«Нет, – ответил он. – Эту тему я развивать не собираюсь. Но могу сказать вот что: недавно мне пришлось здорово испугаться. Я не так легко пугаюсь. И это был всего второй раз в моей жизни. На прошлой неделе я ходил на финал футбольного матча, чтобы посмотреть на зрителей. На поле шла серьезная схватка (и вся игра была очень неплоха от начала до конца), но за три минуты до конца из-за нарушения случилась неприятность. Мяч попал в ворота до свистка судьи, игрок получил замечание, и гол, который решил бы итог состязания, не был засчитан. Толпа ужасно завелась из-за этого – ты, наверное, слышал. И это меня напугало. И я не имею в виду, что боялся пострадать в толпе.

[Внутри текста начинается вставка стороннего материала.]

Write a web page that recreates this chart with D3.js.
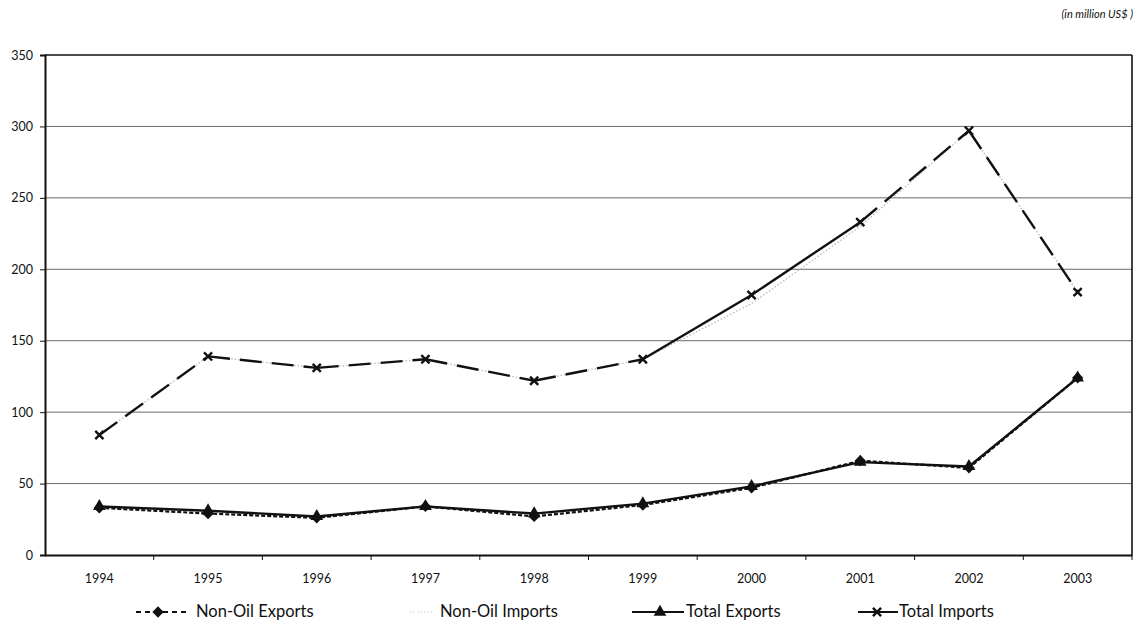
<!DOCTYPE html>
<html>
<head>
<meta charset="utf-8">
<script src="https://cdn.jsdelivr.net/npm/d3@7"></script>
<style>
  html, body { margin: 0; padding: 0; background: #fff; }
  svg { display: block; }
  text { font-family: Lato, "Open Sans", sans-serif; fill: #111; }
</style>
</head>
<body>
<svg id="chart" width="1138" height="624"></svg>
<script>
// Trade values, million US$
const years = ["1994","1995","1996","1997","1998","1999","2000","2001","2002","2003"];
const nonOilExports = [33, 29, 26, 34, 27, 35, 47, 66, 61, 124];
const nonOilImports = [84, 139, 131, 137, 122, 137, 176, 230, 297, 184];
const totalExports  = [34, 31, 27, 34, 29, 36, 48, 65, 62, 124];
const totalImports  = [84, 139, 131, 137, 122, 137, 182, 233, 297, 184];
const yTicks = [0, 50, 100, 150, 200, 250, 300, 350];
const seriesNames = ["Non-Oil Exports", "Non-Oil Imports", "Total Exports", "Total Imports"];

const svg = d3.select("#chart");
const m = { left: 45, right: 1132, top: 55, bottom: 555 };

const x = d3.scaleBand().domain(years).range([m.left, m.right]);
const y = d3.scaleLinear().domain([0, 350]).range([m.bottom, m.top]);
const cx = d => x(d) + x.bandwidth() / 2;

// gridlines
svg.append("g").selectAll("line")
  .data(yTicks.filter(t => t > 0 && t < 350))
  .join("line")
  .attr("x1", m.left).attr("x2", m.right)
  .attr("y1", d => y(d)).attr("y2", d => y(d))
  .attr("stroke", "#6a6a6a").attr("stroke-width", 1);

// frame: top and right edges
svg.append("line").attr("x1", m.left).attr("x2", m.right)
  .attr("y1", y(350)).attr("y2", y(350)).attr("stroke", "#111").attr("stroke-width", 1.6);
svg.append("line").attr("x1", m.right).attr("x2", m.right)
  .attr("y1", y(350)).attr("y2", y(0)).attr("stroke", "#111").attr("stroke-width", 1.6);

// y axis
const yAxis = svg.append("g").attr("transform", `translate(${m.left},0)`)
  .call(d3.axisLeft(y).tickValues(yTicks).tickSize(5).tickPadding(7));
yAxis.select(".domain").attr("stroke", "#111").attr("stroke-width", 2);
yAxis.selectAll(".tick line").attr("stroke", "#111");
yAxis.selectAll("text").attr("font-size", 12.5)
  .style("font-family", "Lato, sans-serif").attr("fill", "#000");

// x axis with ticks between categories
const xAxis = svg.append("g").attr("transform", `translate(0,${m.bottom})`)
  .call(d3.axisBottom(x).tickSize(0).tickPadding(19));
xAxis.select(".domain").attr("stroke", "#111").attr("stroke-width", 2);
xAxis.selectAll("text").attr("font-size", 12.5)
  .style("font-family", "Lato, sans-serif").attr("fill", "#000");
svg.append("g").selectAll("line")
  .data(years.slice(1).concat(["end"]))
  .join("line")
  .attr("x1", (d, i) => x(years[0]) + x.step() * (i + 1))
  .attr("x2", (d, i) => x(years[0]) + x.step() * (i + 1))
  .attr("y1", m.bottom).attr("y2", m.bottom + 5)
  .attr("stroke", "#111").attr("stroke-width", 1);

// unit note
svg.append("text").attr("x", 1133).attr("y", 18).attr("text-anchor", "end")
  .attr("font-size", 11).attr("font-style", "italic").text("(in million US$ )");

const line = d3.line().x((d, i) => cx(years[i])).y(d => y(d));

// Non-Oil Imports: faint grey dotted
svg.append("path").datum(nonOilImports).attr("d", line)
  .attr("fill", "none").attr("stroke", "#bdbdbd").attr("stroke-width", 1.4)
  .attr("stroke-dasharray", "1.5,2");

// Total Imports: long dashes, solid across 1999-2001
const solidSegments = [5, 6];
const segs = d3.pairs(totalImports.map((v, i) => [cx(years[i]), y(v)]));
svg.append("g").selectAll("line").data(segs).join("line")
  .attr("x1", d => d[0][0]).attr("y1", d => d[0][1])
  .attr("x2", d => d[1][0]).attr("y2", d => d[1][1])
  .attr("stroke", "#111").attr("stroke-width", 2.4)
  .attr("stroke-dasharray", (d, i) => solidSegments.includes(i) ? null : "22,10");

// Total Exports: solid
svg.append("path").datum(totalExports).attr("d", line)
  .attr("fill", "none").attr("stroke", "#111").attr("stroke-width", 2.4);

// Non-Oil Exports: short dashes
svg.append("path").datum(nonOilExports).attr("d", line)
  .attr("fill", "none").attr("stroke", "#111").attr("stroke-width", 2.2)
  .attr("stroke-dasharray", "4,2");

// markers
const cross = d3.symbol().type(d3.symbolTimes).size(45);
const tri = d3.symbol().type(d3.symbolTriangle).size(70);
const dia = d3.symbol().type(d3.symbolSquare).size(64);

svg.append("g").selectAll("path").data(totalImports).join("path")
  .attr("transform", (d, i) => `translate(${cx(years[i])},${y(d)})`)
  .attr("d", cross).attr("fill", "#111").attr("stroke", "#111").attr("stroke-width", 2.4);
svg.append("g").selectAll("path").data(totalExports).join("path")
  .attr("transform", (d, i) => `translate(${cx(years[i])},${y(d)})`)
  .attr("d", tri).attr("fill", "#111");
svg.append("g").selectAll("path").data(nonOilExports).join("path")
  .attr("transform", (d, i) => `translate(${cx(years[i])},${y(d)}) rotate(45)`)
  .attr("d", dia).attr("fill", "#111");

// legend
const ly = 612;
const lg = svg.append("g");
// Non-Oil Exports
lg.append("line").attr("x1", 136).attr("x2", 188).attr("y1", ly).attr("y2", ly)
  .attr("stroke", "#111").attr("stroke-width", 2).attr("stroke-dasharray", "5,4");
lg.append("path").attr("transform", `translate(158,${ly}) rotate(45)`).attr("d", dia).attr("fill", "#111");
// Non-Oil Imports
lg.append("line").attr("x1", 410).attr("x2", 432).attr("y1", ly).attr("y2", ly)
  .attr("stroke", "#cfcfcf").attr("stroke-width", 1.2).attr("stroke-dasharray", "1.5,2");
lg.append("path").attr("transform", `translate(421,${ly})`)
  .attr("d", d3.symbol().type(d3.symbolTimes).size(30)).attr("fill", "#d6d6d6");
// Total Exports
lg.append("line").attr("x1", 632).attr("x2", 684).attr("y1", ly).attr("y2", ly)
  .attr("stroke", "#111").attr("stroke-width", 2);
lg.append("path").attr("transform", `translate(660,${ly})`).attr("d", tri).attr("fill", "#111");
// Total Imports
lg.append("line").attr("x1", 858).attr("x2", 898).attr("y1", ly).attr("y2", ly)
  .attr("stroke", "#111").attr("stroke-width", 2);
lg.append("path").attr("transform", `translate(877,${ly})`).attr("d", cross)
  .attr("fill", "#111").attr("stroke", "#111").attr("stroke-width", 2.4);

const labelX = [196, 440, 686, 899];
lg.selectAll("text").data(seriesNames).join("text")
  .attr("x", (d, i) => labelX[i]).attr("y", ly + 5)
  .attr("font-size", 16.5).text(d => d);
</script>
</body>
</html>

Нет, знай я, на чьей я стороне и какова цель возможного столкновения, я бы с удовольствием поучаствовал в небольшой потасовке. Но целей и сторон не было. Нарушение однозначно было. И «чувство игры» должно было удержать болельщиков в рамках приемлемого. Но на этот раз оно не сработало. Все просто потеряли головы, эмоции перехлестнули все границы. И напугало меня ощущение, что я совершенно чужой в этой толпе. Единственный человек в огромном стаде скота. Передо мной была прекрасная выборка представителей рода человеческого из шестнадцати сотен миллионов особей Homo Sapiens. И эта прекрасная подборка выражала свои эмоции в совершенно обычной для себя манере, с помощью нечленораздельного рева и воя. А я стоял среди них в одиночестве: неоформившееся, невежественное, неуклюжее создание – единственный настоящий человек. Может быть, единственный на всем свете. И потому, что я был человеком с заложенной во мне возможностью какого-то нового, превосходящего все былое духовного достижения, я был важнее, чем все шестнадцать сотен миллионов, вместе взятые. Ужасная мысль сама по себе. И завывающая толпа только усилила мой ужас. Я боялся не ее, а того, что она представляла. Не то чтобы меня пугали отдельные люди. Они меня скорее веселили. И если бы они обратились против меня, я бы дал им достойный отпор. Ужасала меня мысль об огромной ответственности и огромных шансах против того, что мне удастся осуществить мои планы».
Джон снова умолк. Я сидел, настолько пораженный его уверенностью в собственной огромной важности, что не мог ничего ответить. Наконец, он сказал:
«Тебе, мой верный Фидо, все это должно казаться совершенно невероятным. Но, возможно, уточнив всего одну вещь, я сделаю идею в целом для тебя понятнее. Уже почти точно известно, что вскоре начнется новая мировая война и что она может стать концом цивилизации. Но я знаю кое-что, отчего ситуация выглядит еще хуже. Я не знаю точно, что случится с вашим видом в далеком будущем, но уверен, что, если не произойдет чуда, уже очень скоро начнется ужасный беспорядок, исключительно из-за вашей психологии. Я тщательно изучал умы великие и мелкие, и мне стало совершенно ясно, что в крупных вопросах Homo Sapiens проявляет себя плохо обучаемым животным. Вы не вынесли никаких уроков из первой войны. Практической смекалки у вас не более чем у мотылька, который, однажды влетев в пламя свечи, бросается в него вновь, едва лишь оправится от шока. Снова и снова, пока не сожжет крылья. Умом многие осознают опасность. Но вы не привыкли следовать доводам разума. Как если бы мотылек знал, что пламя несет ему смерть, но не мог приказать своим крыльям не нести его к свече. Так же и с этой зарождающейся безумной религией национализма, которая понемногу становится все лучше в деле разрушения. Бедствие уже неизбежно, если только не случится чудо – а оно может случиться. Еще возможен скачок вперед, к более человечному мышлению и, следовательно, к социальному и религиозному перевороту. Но если чуда не случится, то лет через пятнадцать-двадцать болезнь охватит все общество. Несколько великих держав нападут друг на друга и – пуф! В считаные недели от цивилизации ничего не останется. Конечно, если бы сейчас я взял управление в свои руки, то, скорее всего, сумел бы предотвратить удар. Но, как я уже сказал, тогда мне пришлось бы забросить то действительно животворное дело, которым мне предстоит заниматься. Разведение кур не стоит таких жертв. А в результате, Фидо, я увяз вместе с вашим ужасным видом. Я должен вырваться на свободу и, если это возможно, не попасть в гущу надвигающегося бедствия».